The system of linear equations $AX=B$ such as $A=\pmatrix{1 \;\;\;1 \;\;\;2 \\ 1 \;\;\;1 \;\;\;1 \\ 2\;\;\;2 \;\;\;2}, X=\pmatrix{x\\y\\z}, B=\pmatrix{3\\1\\2}$ has the following solutions (infinitely many): $\{x=t,y=-1-t,z=2\}, t \in \mathbb R.$
My question is about geometrical understanding/intuition. I understand that, since the vector $\pmatrix{t\\-1-t\\2}$ is a solution to $AX=B$, we can say that $t\pmatrix{1\\1\\2} + (-1-t)\pmatrix{1\\1\\2} + 2\pmatrix{2\\1\\2}$ which can be further written as $(-1)\pmatrix{1\\1\\2} + 2\pmatrix{2\\1\\2}$ (since $\pmatrix{-1\\-1\\-2} + \pmatrix{4\\2\\4} = \pmatrix{3\\1\\2}$). Therefore, we have a linear combination of 2 vectors of the matrix A.
Please, can you confirm or extend my reasoning:
1) This means that the vector $\pmatrix{3\\1\\2}$ is in the span of $\pmatrix{1\\1\\2}$ and $\pmatrix{2\\1\\2}$.
2)The vector $\pmatrix{3\\1\\2}$ is in the plane formed by $\pmatrix{1\\1\\2}$ and $\pmatrix{2\\1\\2}$; if it were not, then there would not be any solution.
3) 2 3D-vectors can only span a plane in 3D.
4) Now in terms of intersection of lines/hyperplanes, etc. I think we can say that the solution is a line (but why, really (in terms of geometrical interpretation I mean).. it is not the 'intersection of something' here?). Since the line's equation is y=mx+b (or in vector form $\vec{OQ} = \vec{OP}+\lambda \vec{d}$, with $\vec{d}$ a vector in the direction of the line and $\vec{OP}$ a point on this line), is it correct then to say that $\vec{OP}=\pmatrix{4\\2\\4}$ and $\vec{d}=\pmatrix{1\\1\\2}$ and $\lambda=t$ ? (I sometimes have trouble "seeing" the parameters of the line or hyperplane when there are infinitely many solutions; this example is a way of clarifying that. (Indeed, if we set $\lambda = -1$, then we get the vector $\pmatrix{3\\1\\2}$ out of the vectorial line equation... but I would like the "explanation" part of how/why?)
Please note that I plotted them in Matlab as
[X,Y]=meshgrid(-10:0.1:10);
surf(X,Y,1-X-Y);
hold on;
surf(X,Y,(3/2)-X/2-Y/2);
hold on;
plot3(4+t,2+t,4+2*t)
However, the line as plotted on the figure is not there where I would have thought... maybe I made a mistake?

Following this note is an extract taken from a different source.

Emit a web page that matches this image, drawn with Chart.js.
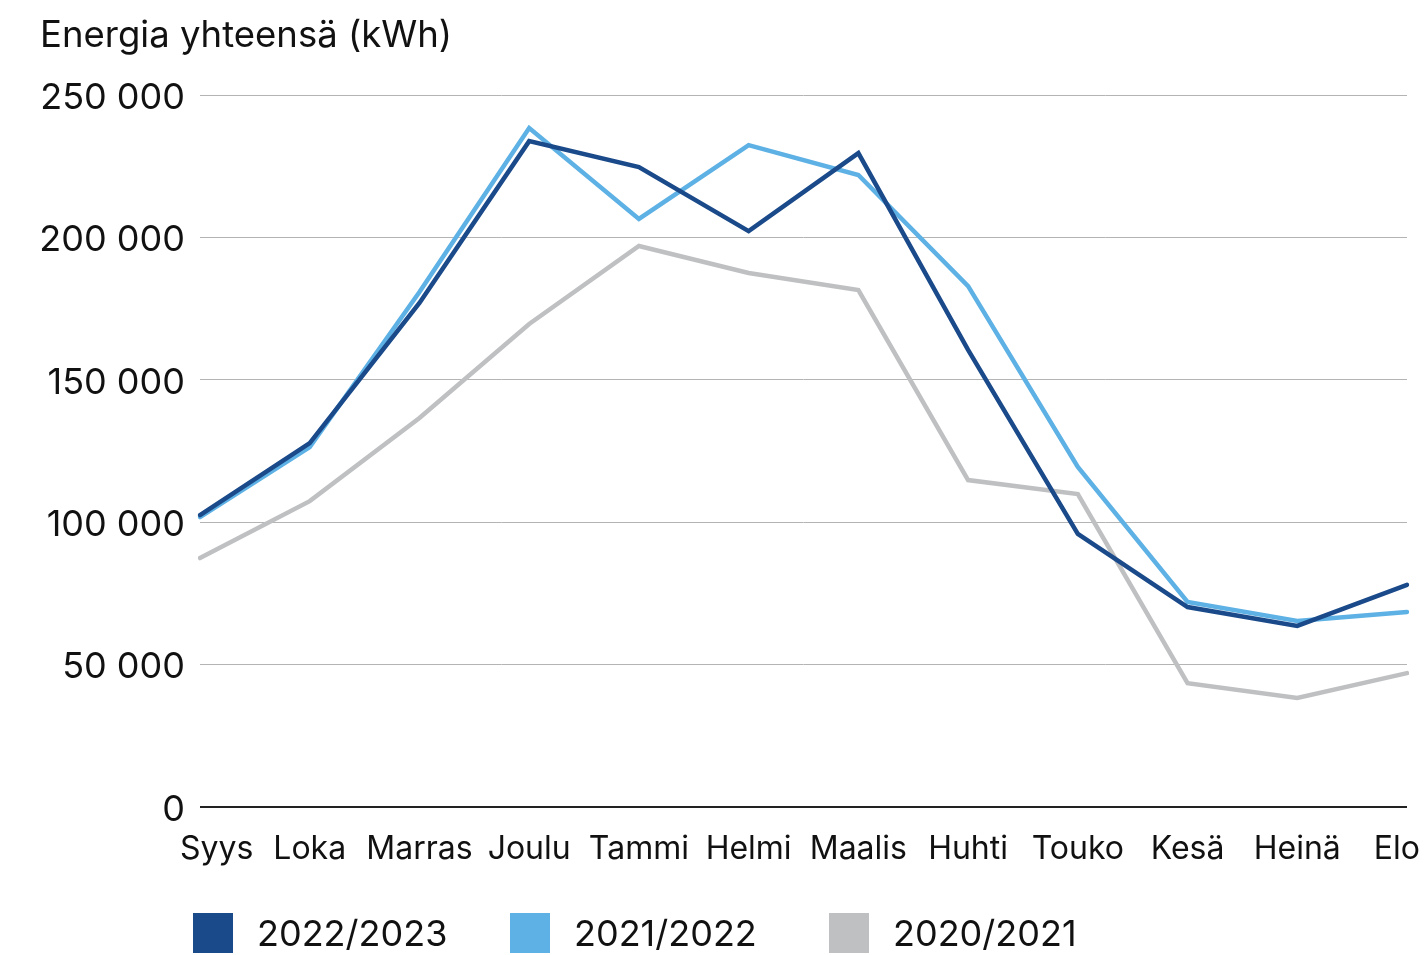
<!DOCTYPE html>
<html>
<head>
<meta charset="utf-8">
<script src="https://cdn.jsdelivr.net/npm/chart.js@4.4.1/dist/chart.umd.min.js"></script>
<style>
  html, body { margin: 0; padding: 0; background: #fff; }
  #wrap { position: relative; width: 1428px; height: 955px; }
  canvas { display: block; }
</style>
</head>
<body>
<div id="wrap"><canvas id="c" width="1428" height="955"></canvas></div>
<script>
const months = ["Syys", "Loka", "Marras", "Joulu", "Tammi", "Helmi", "Maalis", "Huhti", "Touko", "Kesä", "Heinä", "Elo"];
const series2022 = [102500, 127800, 177000, 233800, 224700, 202200, 229600, 160500, 95900, 70200, 63600, 78000];
const series2021 = [101800, 126400, 180800, 238400, 206500, 232400, 221900, 182900, 119400, 72000, 65300, 68500];
const series2020 = [87400, 107400, 136600, 169600, 197000, 187500, 181500, 114800, 109900, 43500, 38300, 47000];
const seriesLabels = ["2022/2023", "2021/2022", "2020/2021"];
const yTitle = "Energia yhteensä (kWh)";

const FONT = "Inter, 'Noto Sans', sans-serif";
const colors = ["#1a4a8a", "#5eb1e4", "#bfc0c2"];

const overlay = {
  id: 'overlay',
  afterDraw(chart) {
    const ctx = chart.ctx;
    ctx.save();
    ctx.fillStyle = '#111';
    ctx.textBaseline = 'middle';
    ctx.textAlign = 'left';
    // title
    ctx.font = `400 36.5px ${FONT}`;
    ctx.fillText(yTitle, 40, 36);
    // legend
    ctx.font = `400 36px ${FONT}`;
    const boxX = [193, 510, 829];
    chart.data.datasets.forEach((ds, i) => {
      ctx.fillStyle = ds.borderColor;
      ctx.fillRect(boxX[i], 913, 40, 40);
      ctx.fillStyle = '#111';
      ctx.fillText(ds.label, boxX[i] + 64, 935);
    });
    // x category labels, kept inside the canvas
    const xs = chart.scales.x;
    ctx.font = `400 32px ${FONT}`;
    ctx.textAlign = 'center';
    chart.data.labels.forEach((lab, i) => {
      const w = ctx.measureText(lab).width;
      let cx = xs.getPixelForTick(i);
      cx = Math.max(cx, 180 + w / 2);
      cx = Math.min(cx, 1420 - w / 2);
      ctx.fillText(lab, cx, 849);
    });
    ctx.restore();
  }
};

new Chart(document.getElementById('c'), {
  type: 'line',
  data: {
    labels: months,
    datasets: [
      { label: seriesLabels[0], data: series2022, borderColor: colors[0], backgroundColor: colors[0] },
      { label: seriesLabels[1], data: series2021, borderColor: colors[1], backgroundColor: colors[1] },
      { label: seriesLabels[2], data: series2020, borderColor: colors[2], backgroundColor: colors[2] }
    ]
  },
  options: {
    responsive: false,
    animation: false,
    devicePixelRatio: 1,
    elements: {
      line: { borderWidth: 4.5, tension: 0, borderCapStyle: 'round', borderJoinStyle: 'miter' },
      point: { radius: 0, hoverRadius: 0 }
    },
    layout: { padding: { left: 0, right: 21, top: 95, bottom: 88 } },
    plugins: {
      legend: { display: false },
      title: { display: false },
      tooltip: { enabled: false }
    },
    scales: {
      x: {
        offset: false,
        grid: { display: false, drawTicks: false },
        border: { display: false },
        ticks: { display: false, autoSkip: false },
        afterFit(scale) { scale.height = 60; scale.paddingLeft = 0; scale.paddingRight = 0; }
      },
      y: {
        min: 0,
        max: 250000,
        border: { display: false },
        grid: {
          drawTicks: false,
          color: (c) => c.tick && c.tick.value === 0 ? '#222' : '#b4b4b4',
          lineWidth: (c) => c.tick && c.tick.value === 0 ? 2 : 1
        },
        ticks: {
          stepSize: 50000,
          color: '#111',
          font: { family: FONT, size: 36 },
          padding: 15,
          labelOffset: 3,
          callback: (v) => String(v).replace(/\B(?=(\d{3})+(?!\d))/g, ' ')
        },
        afterFit(scale) { scale.width = 200; }
      }
    }
  },
  plugins: [overlay]
});
</script>
</body>
</html>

If you want to obtain the solution set as the intersection of planes, you can look at what the system $Ax=b$ means. We have, $$ \begin{cases} 1 x + 1y + 2z = 3 \\ 1 x + 1 y + 1z = 1 \\ 2 x + 2 y + 2z = 2 \end{cases} $$ These are all planes in $\mathbb{R}^3$. In this case, the bottom two equation gives the same plane, which intersects the top plane as a line. This means there are infinitely many points (all on a line) which lie on all three planes.
Another way to think of the solution set as a line is using the solution you found. Write $u = (0,-1,2)^T$ and $v=(1,-1,0)^T$. Then, $$ \begin{bmatrix} t \\ -1 - t \\ 2 \end{bmatrix} = \begin{bmatrix} 0 \\ -1 \\ 2 \end{bmatrix} + t \begin{bmatrix} 1 \\ -1 \\ 0 \end{bmatrix} = u + t v $$ Note that no matter what other representation we use for the line, the direction part, $v=(1,-1,0)^T$ cannot change.
What is special about this vector? It turns out that $Av=0$ and $Au = b$. Then, no matter what we pick as $t$, $$ A(u+tv) = Au + tAv = b + t\cdot 0 = b $$
So we see that once we have found a point which gives the solution (in this case $u$), that adding anything in the null space of $A$ to this point will still give a solution. In the case of this matrix, the null space is one dimensional, so the solution set is a line.
If the null space were two dimensional, then it would be a plane. That means once we find a solution (if a solution exists) we could add anything in the null space to it and still have a solution. In this case, the solution set would be a plane.